The French government has announced an 'unprecedented' crackdown on tax avoidance and evasion with a blaze of publicity as part of President Emmanuel Macron’s promised '100-day' drive to reconnect with the public and respond to deep discontent about perceived injustice following his unpopular reform of the pensions system. 

La rédaction de Mediapart

This article is freely available.

Wealthy people in France are to face an onslaught of financial audits in a clampdown on tax evasion that is broadly seen as an attempt by President Macron to curry public favour after his unpopular pension reforms, reports The Times.

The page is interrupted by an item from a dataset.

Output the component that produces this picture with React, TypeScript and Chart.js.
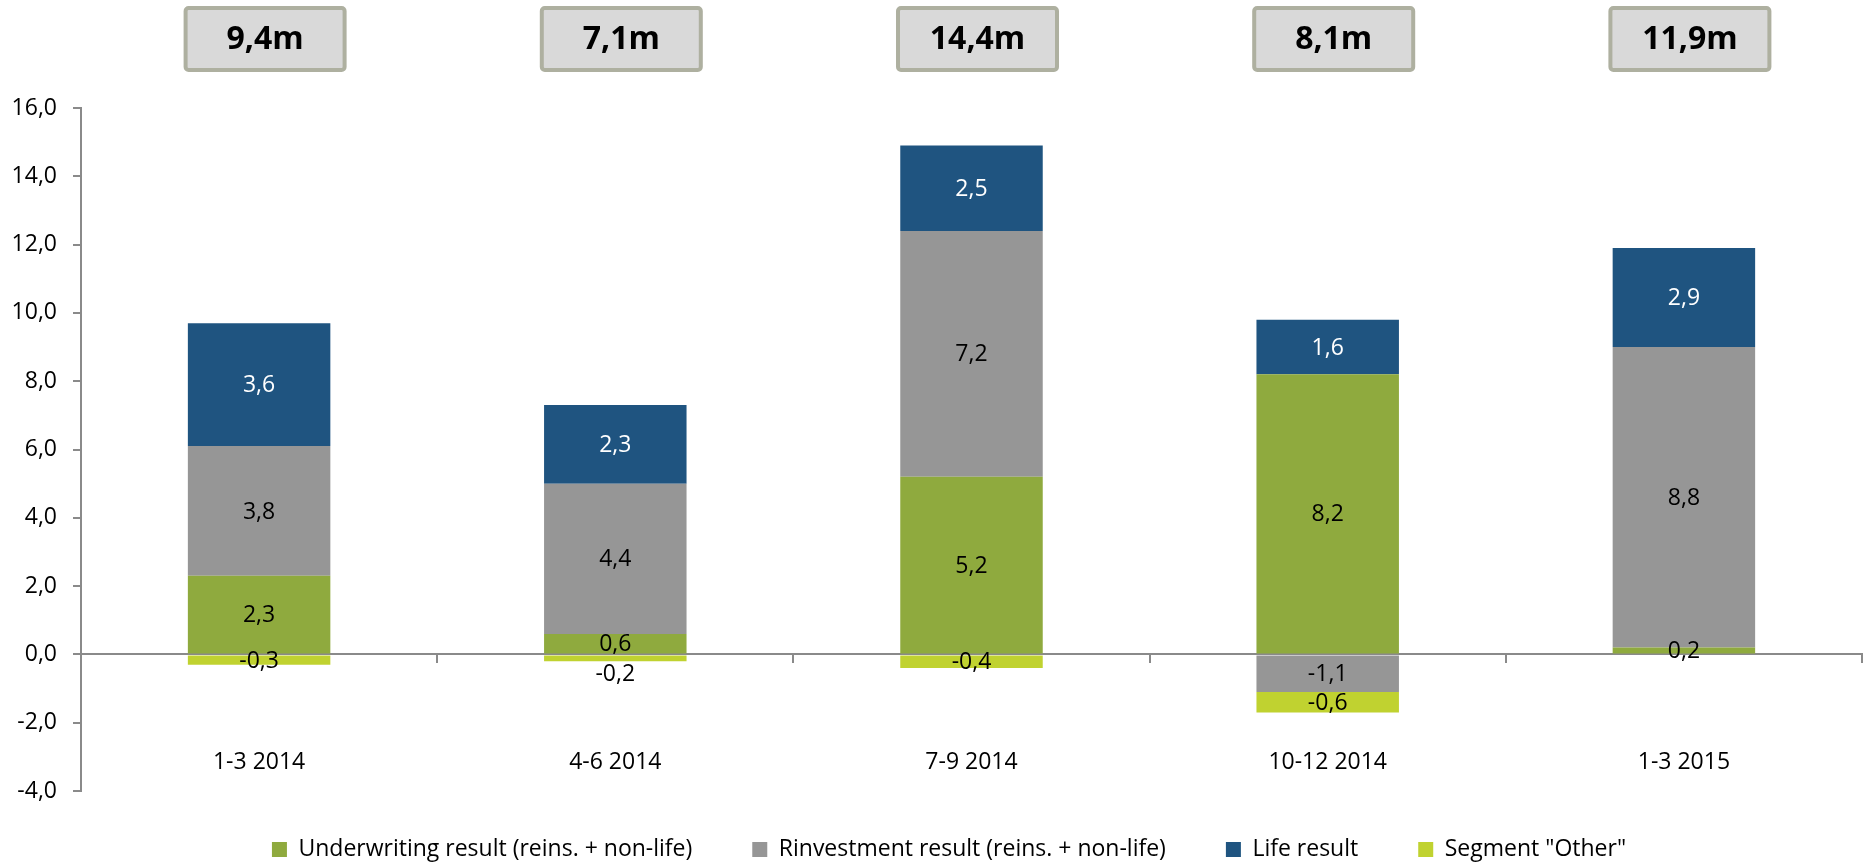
import React, { useEffect, useRef } from 'react';
import { Chart, registerables } from 'chart.js';

Chart.register(...registerables);

// ---- data ----
const categories = ['1-3 2014', '4-6 2014', '7-9 2014', '10-12 2014', '1-3 2015'];
const underwriting = [2.3, 0.6, 5.2, 8.2, 0.2];
const reinvestment = [3.8, 4.4, 7.2, -1.1, 8.8];
const lifeResult = [3.6, 2.3, 2.5, 1.6, 2.9];
const otherSegment = [-0.3, -0.2, -0.4, -0.6, null];
const totalLabels = ['9,4m', '7,1m', '14,4m', '8,1m', '11,9m'];
const seriesNames = [
  'Underwriting result (reins. + non-life)',
  'Rinvestment result (reins. + non-life)',
  'Life result',
  'Segment "Other"',
];
const yMin = -4;
const yMax = 16;
const yStep = 2;

// ---- styles ----
const seriesColors = ['#8FAA3E', '#969696', '#1F5480', '#C0D230'];
const labelColors = ['#000000', '#000000', '#FFFFFF', '#000000'];
const FONT = '"Open Sans"';
const FONT_SIZE = 23;
const AXIS_GREY = '#8a8a8a';

const fmt = (v: number) => v.toFixed(1).replace('.', ',');

const segmentLabels = {
  id: 'segmentLabels',
  afterDatasetsDraw(chart: any) {
    const ctx = chart.ctx;
    ctx.save();
    ctx.font = `${FONT_SIZE}px ${FONT}`;
    ctx.textAlign = 'center';
    ctx.textBaseline = 'middle';
    const placed: Record<number, number[]> = {};
    chart.data.datasets.forEach((ds: any, di: number) => {
      const meta = chart.getDatasetMeta(di);
      meta.data.forEach((el: any, i: number) => {
        const v = ds.data[i];
        if (v === null || v === undefined || v === 0) return;
        const p = el.getProps(['x', 'y', 'base'], true);
        let cy = (p.y + p.base) / 2 + 1;
        const list = placed[i] || (placed[i] = []);
        for (const other of list) {
          if (Math.abs(other - cy) < 24) {
            cy = v < 0 ? other + 30 : other - 30;
          }
        }
        list.push(cy);
        ctx.fillStyle = labelColors[di];
        ctx.fillText(fmt(v), p.x, cy);
      });
    });
    ctx.restore();
  },
};

const totalBoxes = {
  id: 'totalBoxes',
  afterDraw(chart: any) {
    const ctx = chart.ctx;
    const xs = chart.scales.x;
    ctx.save();
    totalLabels.forEach((t, i) => {
      const cx = xs.getPixelForValue(i) + 6;
      const w = 159;
      const h = 62;
      const top = 8;
      ctx.beginPath();
      ctx.roundRect(cx - w / 2, top, w, h, 3);
      ctx.fillStyle = '#d9d9d9';
      ctx.fill();
      ctx.lineWidth = 4;
      ctx.strokeStyle = '#aeb0a0';
      ctx.stroke();
      ctx.fillStyle = '#000000';
      ctx.font = `bold 32px ${FONT}`;
      ctx.textAlign = 'center';
      ctx.textBaseline = 'middle';
      ctx.fillText(t, cx, top + h / 2 + 1);
    });
    ctx.restore();
  },
};

const legendPlace = {
  id: 'legendPlace',
  afterLayout(chart: any) {
    const lg = chart.legend;
    if (!lg) return;
    const center = 949;
    const half = 900;
    lg.left = center - half;
    lg.right = center + half;
    lg.width = half * 2;
    lg.top = 778;
    lg.bottom = 864;
    lg.height = 86;
  },
};

export default function App() {
  const ref = useRef<HTMLCanvasElement | null>(null);

  useEffect(() => {
    if (!ref.current) return;
    const data = [underwriting, reinvestment, lifeResult, otherSegment];
    const chart = new Chart(ref.current, {
      type: 'bar',
      data: {
        labels: categories,
        datasets: data.map((d, i) => ({
          label: seriesNames[i],
          data: d,
          backgroundColor: seriesColors[i],
          borderWidth: 0,
          barPercentage: 0.4,
          categoryPercentage: 1,
        })),
      },
      options: {
        responsive: false,
        animation: false,
        layout: { padding: { top: 108, right: 6, bottom: 0, left: 0 } },
        scales: {
          x: {
            stacked: true,
            position: { y: 0 },
            offset: true,
            grid: {
              display: true,
              drawOnChartArea: false,
              drawTicks: true,
              tickLength: 8,
              color: AXIS_GREY,
              lineWidth: 2,
              offset: true,
            },
            border: { display: true, color: AXIS_GREY, width: 2 },
            ticks: {
              padding: 86,
              color: '#000000',
              font: { family: FONT, size: FONT_SIZE },
              maxRotation: 0,
              autoSkip: false,
            },
          },
          y: {
            stacked: true,
            min: yMin,
            max: yMax,
            afterFit(scale: any) {
              scale.width = 81;
            },
            grid: {
              display: true,
              drawOnChartArea: false,
              drawTicks: true,
              tickLength: 8,
              color: AXIS_GREY,
              lineWidth: 2,
            },
            border: { display: true, color: AXIS_GREY, width: 2 },
            ticks: {
              stepSize: yStep,
              padding: 16,
              color: '#000000',
              font: { family: FONT, size: FONT_SIZE },
              callback: (v: any) => fmt(Number(v)),
            },
          },
        },
        plugins: {
          legend: {
            display: true,
            position: 'bottom',
            maxHeight: 73,
            labels: {
              boxWidth: 15,
              boxHeight: 15,
              padding: 60,
              color: '#000000',
              font: { family: FONT, size: FONT_SIZE },
            },
          },
          tooltip: { enabled: false },
        },
      },
      plugins: [segmentLabels, totalBoxes, legendPlace],
    } as any);
    return () => chart.destroy();
  }, []);

  return (
    <div style={{ position: 'absolute', left: 0, top: 0, width: 1868, height: 864, background: '#ffffff' }}>
      <canvas ref={ref} width={1868} height={864} />
    </div>
  );
}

The government began its “unprecedented” crackdown on tax avoidance and evasion with a blaze of publicity as part of Macron’s promised “100-day” drive to reconnect with the public and respond to deep discontent about perceived injustice. This has been fuelled by his executive order imposing a two-year rise in the retirement age to 64.

Opponents on the left and right have mocked the tax drive, which aims to recover billions in unpaid taxes from “the rich” and big companies, as a cosmetic measure to help Macron, a former investment banker, allay his image as protector of the well-off.

Eric Coquerel, an MP from the radical left opposition party La France Insoumise who heads the parliamentary finance committee, said: “We’ll have to see if all this is not just about marketing and making a splash.”

Philippe Murer, an economist close to Marine Le Pen’s hard right National Rally, called the campaign “a crude attempt to make people believe that he’s going to tackle tax evaders”, adding that Macron would “have difficulty making people forget that he is ‘the president of the rich’ and great friend of bosses and millionaires”.

Announcing the measures, Gabriel Attal, the public accounts minister, said Macron was aware of the public mood. “Obviously, we hear the demand for justice. That’s the goal of the tax fraud plan that the president has asked me to present,” he said.